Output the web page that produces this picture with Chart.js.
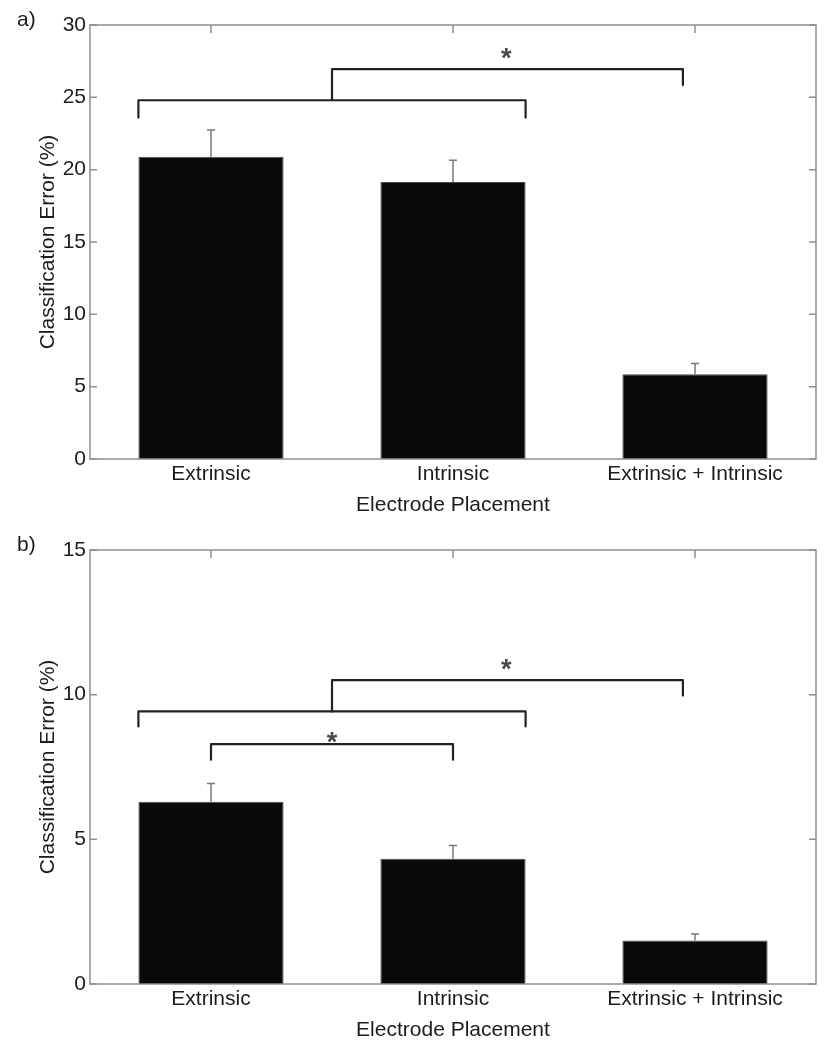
------
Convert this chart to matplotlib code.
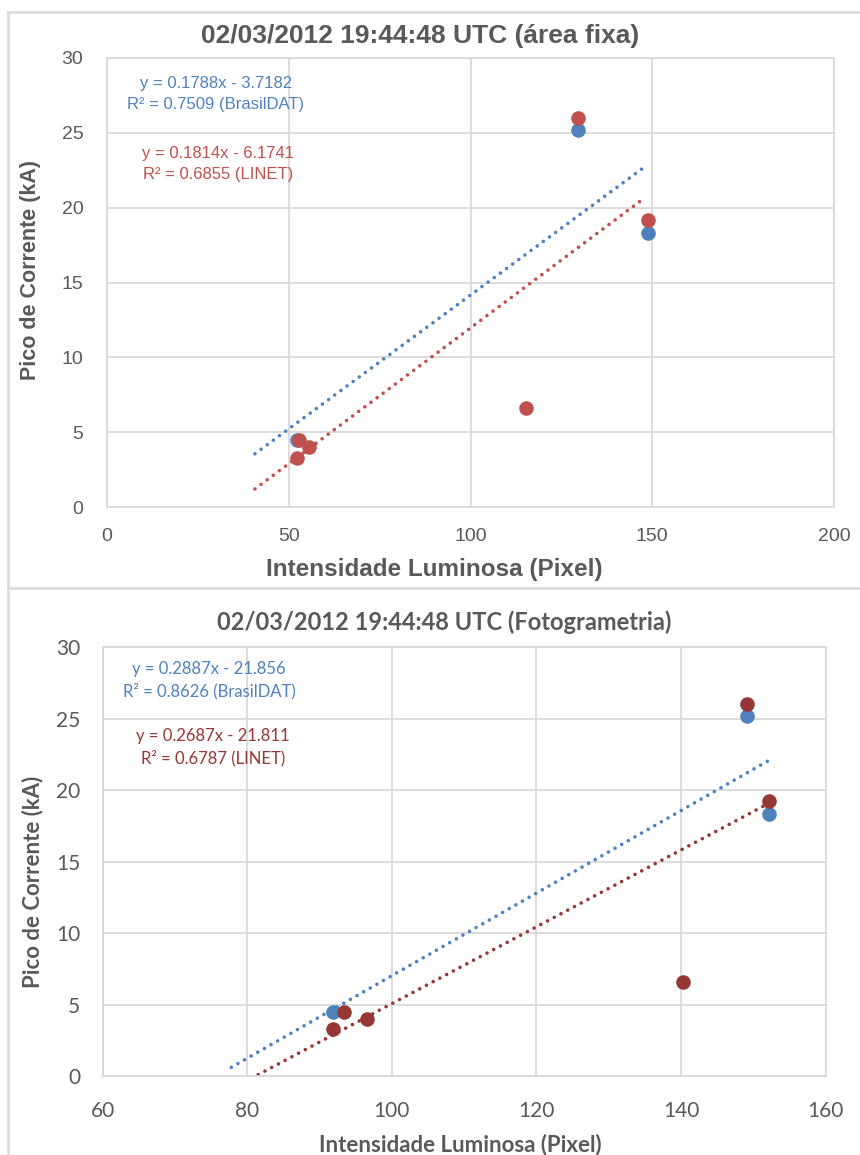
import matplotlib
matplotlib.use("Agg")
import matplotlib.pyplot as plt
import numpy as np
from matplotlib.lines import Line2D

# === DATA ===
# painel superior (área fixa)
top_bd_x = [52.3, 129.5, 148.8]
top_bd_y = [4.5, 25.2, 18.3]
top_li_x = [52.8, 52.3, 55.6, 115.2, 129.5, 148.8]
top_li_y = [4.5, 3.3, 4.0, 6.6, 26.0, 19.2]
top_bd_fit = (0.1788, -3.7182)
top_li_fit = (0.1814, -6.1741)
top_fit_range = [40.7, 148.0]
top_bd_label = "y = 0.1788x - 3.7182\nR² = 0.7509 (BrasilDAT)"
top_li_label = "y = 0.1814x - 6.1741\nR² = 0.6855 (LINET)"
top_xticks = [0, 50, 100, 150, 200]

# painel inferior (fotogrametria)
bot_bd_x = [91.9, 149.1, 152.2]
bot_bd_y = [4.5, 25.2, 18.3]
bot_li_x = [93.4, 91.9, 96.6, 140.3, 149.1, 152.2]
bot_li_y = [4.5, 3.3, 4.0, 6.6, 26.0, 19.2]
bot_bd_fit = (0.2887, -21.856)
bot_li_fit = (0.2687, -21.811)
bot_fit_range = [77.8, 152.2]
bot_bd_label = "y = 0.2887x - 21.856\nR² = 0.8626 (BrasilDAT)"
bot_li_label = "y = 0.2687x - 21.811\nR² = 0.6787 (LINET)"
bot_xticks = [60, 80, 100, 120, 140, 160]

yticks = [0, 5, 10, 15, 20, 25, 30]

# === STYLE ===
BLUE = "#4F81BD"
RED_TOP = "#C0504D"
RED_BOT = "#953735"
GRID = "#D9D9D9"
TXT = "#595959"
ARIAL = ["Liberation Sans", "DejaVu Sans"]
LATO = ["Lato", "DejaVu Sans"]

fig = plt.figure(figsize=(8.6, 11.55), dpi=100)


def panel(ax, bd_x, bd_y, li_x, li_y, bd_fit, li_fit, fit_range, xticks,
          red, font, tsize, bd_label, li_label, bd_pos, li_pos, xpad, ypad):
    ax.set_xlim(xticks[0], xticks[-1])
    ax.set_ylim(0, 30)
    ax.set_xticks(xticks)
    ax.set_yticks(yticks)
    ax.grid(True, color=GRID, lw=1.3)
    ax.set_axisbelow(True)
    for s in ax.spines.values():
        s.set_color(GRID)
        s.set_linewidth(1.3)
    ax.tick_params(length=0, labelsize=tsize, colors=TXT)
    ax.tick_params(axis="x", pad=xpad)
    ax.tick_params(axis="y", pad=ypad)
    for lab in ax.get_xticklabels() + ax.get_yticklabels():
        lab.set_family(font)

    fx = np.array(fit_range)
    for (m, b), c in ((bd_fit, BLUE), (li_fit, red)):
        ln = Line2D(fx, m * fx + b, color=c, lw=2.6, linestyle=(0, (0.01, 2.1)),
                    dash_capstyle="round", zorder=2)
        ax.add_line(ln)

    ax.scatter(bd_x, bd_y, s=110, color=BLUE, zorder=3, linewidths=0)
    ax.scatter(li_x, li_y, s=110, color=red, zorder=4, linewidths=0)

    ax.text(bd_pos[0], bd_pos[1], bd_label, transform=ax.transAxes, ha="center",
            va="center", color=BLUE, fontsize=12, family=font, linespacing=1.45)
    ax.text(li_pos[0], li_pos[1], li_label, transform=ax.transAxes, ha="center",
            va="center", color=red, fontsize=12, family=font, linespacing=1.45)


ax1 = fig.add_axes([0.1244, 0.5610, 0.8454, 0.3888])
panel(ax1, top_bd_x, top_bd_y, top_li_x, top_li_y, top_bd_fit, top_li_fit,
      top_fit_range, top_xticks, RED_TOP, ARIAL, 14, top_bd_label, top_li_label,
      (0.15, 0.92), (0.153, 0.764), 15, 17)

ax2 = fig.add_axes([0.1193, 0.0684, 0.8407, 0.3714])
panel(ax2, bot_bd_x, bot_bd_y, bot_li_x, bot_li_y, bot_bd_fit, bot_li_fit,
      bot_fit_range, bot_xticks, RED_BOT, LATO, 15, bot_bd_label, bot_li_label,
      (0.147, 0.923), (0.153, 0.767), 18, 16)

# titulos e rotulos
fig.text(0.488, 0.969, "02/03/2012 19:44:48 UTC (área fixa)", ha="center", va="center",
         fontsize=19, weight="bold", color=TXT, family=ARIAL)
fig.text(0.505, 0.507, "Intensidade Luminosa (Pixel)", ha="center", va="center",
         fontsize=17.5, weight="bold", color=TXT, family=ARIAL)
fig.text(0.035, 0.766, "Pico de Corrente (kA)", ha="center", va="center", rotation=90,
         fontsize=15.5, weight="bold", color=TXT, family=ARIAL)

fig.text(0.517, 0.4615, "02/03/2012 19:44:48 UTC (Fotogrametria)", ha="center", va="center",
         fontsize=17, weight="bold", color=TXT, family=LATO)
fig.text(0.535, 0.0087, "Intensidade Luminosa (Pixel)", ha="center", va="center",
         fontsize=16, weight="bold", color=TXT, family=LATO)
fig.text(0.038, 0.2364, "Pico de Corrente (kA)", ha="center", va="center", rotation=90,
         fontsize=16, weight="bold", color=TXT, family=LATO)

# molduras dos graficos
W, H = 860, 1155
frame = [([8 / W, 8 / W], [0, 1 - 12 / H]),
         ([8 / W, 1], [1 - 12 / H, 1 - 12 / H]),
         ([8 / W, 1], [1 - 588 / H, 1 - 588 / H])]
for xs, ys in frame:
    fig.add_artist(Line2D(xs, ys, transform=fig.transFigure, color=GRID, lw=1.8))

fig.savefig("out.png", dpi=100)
------
● **TO DO**:
Starting at the line with "Convert this chart to matplotlib code." and ending at the line with "from matplotlib.lines import Line2D", copy each line exactly, both ends included. Do not copy the pictures.

● **RESULT BELOW**:
Convert this chart to matplotlib code.
import matplotlib
matplotlib.use("Agg")
import matplotlib.pyplot as plt
import numpy as np
from matplotlib.lines import Line2D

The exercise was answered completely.